Operating Systems Lecture 3: System Calls for Process Management

Understanding Operating System APIs and Process Management

Introduction to API and System Calls

• The lecture focuses on the Application Programming Interface (API) provided by operating systems for user programs to create and manage processes.

• An API consists of system calls, which are function calls that allow user programs to interact with the operating system at a higher privilege level.

Characteristics of System Calls

• System calls enable access to sensitive operations like reading from disk or allocating memory, which regular functions cannot perform.

• Some system calls are blocking; for instance, if a process requests a file read, it may be temporarily removed from CPU execution until the operation completes.

Portability Across Operating Systems

• Different operating systems have unique system calls, but the POSIX API standardizes common system calls across major OS platforms.

• Programs written using POSIX-compliant APIs can run on any compatible operating system without needing rewrites.

User Interaction with System Calls

• Most user programs do not directly invoke system calls; instead, they use high-level functions provided by libraries (e.g., C library).
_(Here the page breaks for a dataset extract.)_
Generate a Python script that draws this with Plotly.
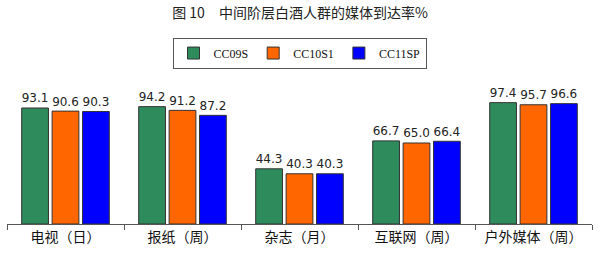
import plotly.graph_objects as go

categories = ["电视（日）", "报纸（周）", "杂志（月）", "互联网（周）", "户外媒体（周）"]
series_names = ["CC09S", "CC10S1", "CC11SP"]
cc09s = [93.1, 94.2, 44.3, 66.7, 97.4]
cc10s1 = [90.6, 91.2, 40.3, 65.0, 95.7]
cc11sp = [90.3, 87.2, 40.3, 66.4, 96.6]
colors = ["#2E8B5C", "#FF6600", "#0000FF"]

fig = go.Figure()
for name, vals, col in zip(series_names, [cc09s, cc10s1, cc11sp], colors):
    fig.add_trace(go.Bar(
        x=categories, y=vals, name=name,
        marker=dict(color=col, line=dict(color="#333333", width=1)),
        text=[f"{v:.1f}" for v in vals], textposition="outside",
        textfont=dict(size=14, color="#222222", family="DejaVu Sans"),
        cliponaxis=False,
    ))

fig.update_layout(
    width=600, height=264,
    margin=dict(l=7, r=8, t=70, b=40),
    paper_bgcolor="white", plot_bgcolor="white",
    barmode="group", bargap=0.22, bargroupgap=0.12,
    title=dict(text="图 10　中间阶层白酒人群的媒体到达率%", x=0.5, xanchor="center",
               y=0.95, yanchor="middle",
               font=dict(size=14, color="#222222", family="Noto Sans CJK SC")),
    legend=dict(orientation="h", x=0.5, xanchor="center", y=1.11, yanchor="middle",
                bordercolor="#555555", borderwidth=1, bgcolor="white",
                font=dict(size=12, color="#111111", family="Liberation Serif"),
                itemwidth=30, tracegroupgap=0),
    showlegend=True,
)
fig.update_xaxes(showline=True, linecolor="#555555", linewidth=1,
                 ticks="outside", tickson="boundaries", ticklen=5, tickcolor="#555555",
                 tickfont=dict(size=14, color="#111111", family="Noto Sans CJK SC"))
fig.update_yaxes(visible=False, range=[0, 123.6], showgrid=False)

fig.write_html("out.html")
• For example, rather than calling a write system call directly, programmers typically use printf, which internally invokes the appropriate system call.

Process Creation and Management in Unix-like Systems

Key System Calls for Process Management

• The primary system call for creating processes is fork, which generates a child process from a parent process.

• Processes cannot be created independently; every new process originates from an existing one. The init process is the first created by the OS.

Understanding Fork Operation

• When fork is called, it duplicates the parent’s memory image into a new child process. Both processes then execute independently.

Understanding Parent-Child Process Relationships

Process Creation and Memory Management

• When a child process is created, it initially has a copy of the parent's memory. However, both processes can modify their memory independently after creation.

• The fork system call creates an exact duplicate of the parent process, resulting in two processes running the same code but with different execution paths based on their return values.

• The return value from fork is crucial: it is zero in the child process and non-zero (the child's PID) in the parent process, allowing differentiation between them.

Execution Flow After Forking

• Upon executing a program that uses fork, both parent and child processes print output to standard output, demonstrating they are running concurrently yet independently.

• Processes can terminate normally by calling exit, or abnormally due to illegal operations. This leads to different cleanup scenarios for terminated processes.

Zombie Processes and Cleanup

• Terminated processes do not immediately disappear; they become "zombie" processes until their parent calls wait, which cleans up these zombie states.

• If a parent does not call wait, its terminated child remains as a zombie, consuming resources until cleaned up by another process.

Handling Orphaned Processes

• If a parent exits before its child terminates, the init process adopts the orphaned child to ensure proper cleanup.

• The init process acts as a caretaker for orphaned children, ensuring no resources are wasted on uncleaned zombie processes.

Importance of Wait System Call

• It’s essential for any terminating process to be reaped via a wait call; otherwise, it will remain as a zombie indefinitely.

• A simple example illustrates how parents use wait to block execution until their children finish processing.

Using exec System Call

Transitioning Between Executables

• After using fork, if the parent wants the child to execute different code rather than duplicating its own, it employs the exec system call.

Understanding Process Management in Operating Systems

The Role of Fork and Exec System Calls

• The process management begins with the fork system call, which allows a parent process to spawn a child process. This is crucial for creating new processes within an operating system.

• The child process can execute a different program using the exec family of functions, such as execvp, allowing it to run any specified executable instead of just duplicating the parent's code.

• After spawning, the parent process typically waits for the child to complete its execution using the wait system call. Understanding these calls is essential for grasping how shells operate.

What is a Shell?

• A shell acts as an interface between users and the operating system, created by the init process during system initialization. It facilitates user command execution.

• A simple shell provides a command prompt where users can input commands. Upon receiving input, it forks a child process and executes commands via exec.

Command Execution Flow

• When a user types a command like ls, the shell forks a child process that runs this command. The output from this command is then displayed back to the user after completion.

• Once the child finishes executing (e.g., running ls), it terminates, and control returns to the shell for further user input.

Advanced Shell Functionality

• Beyond basic execution, shells can manipulate child processes in various ways, such as redirecting output from commands to files instead of displaying them on screen.

• For example, when redirecting output from ls to a file (output.txt), the shell changes file descriptors so that standard output points to this file rather than displaying on-screen.

Example Code Explanation

• In practical terms, when implementing redirection in code:

• The parent spawns a child.

• The child's standard output is closed and redirected to another file.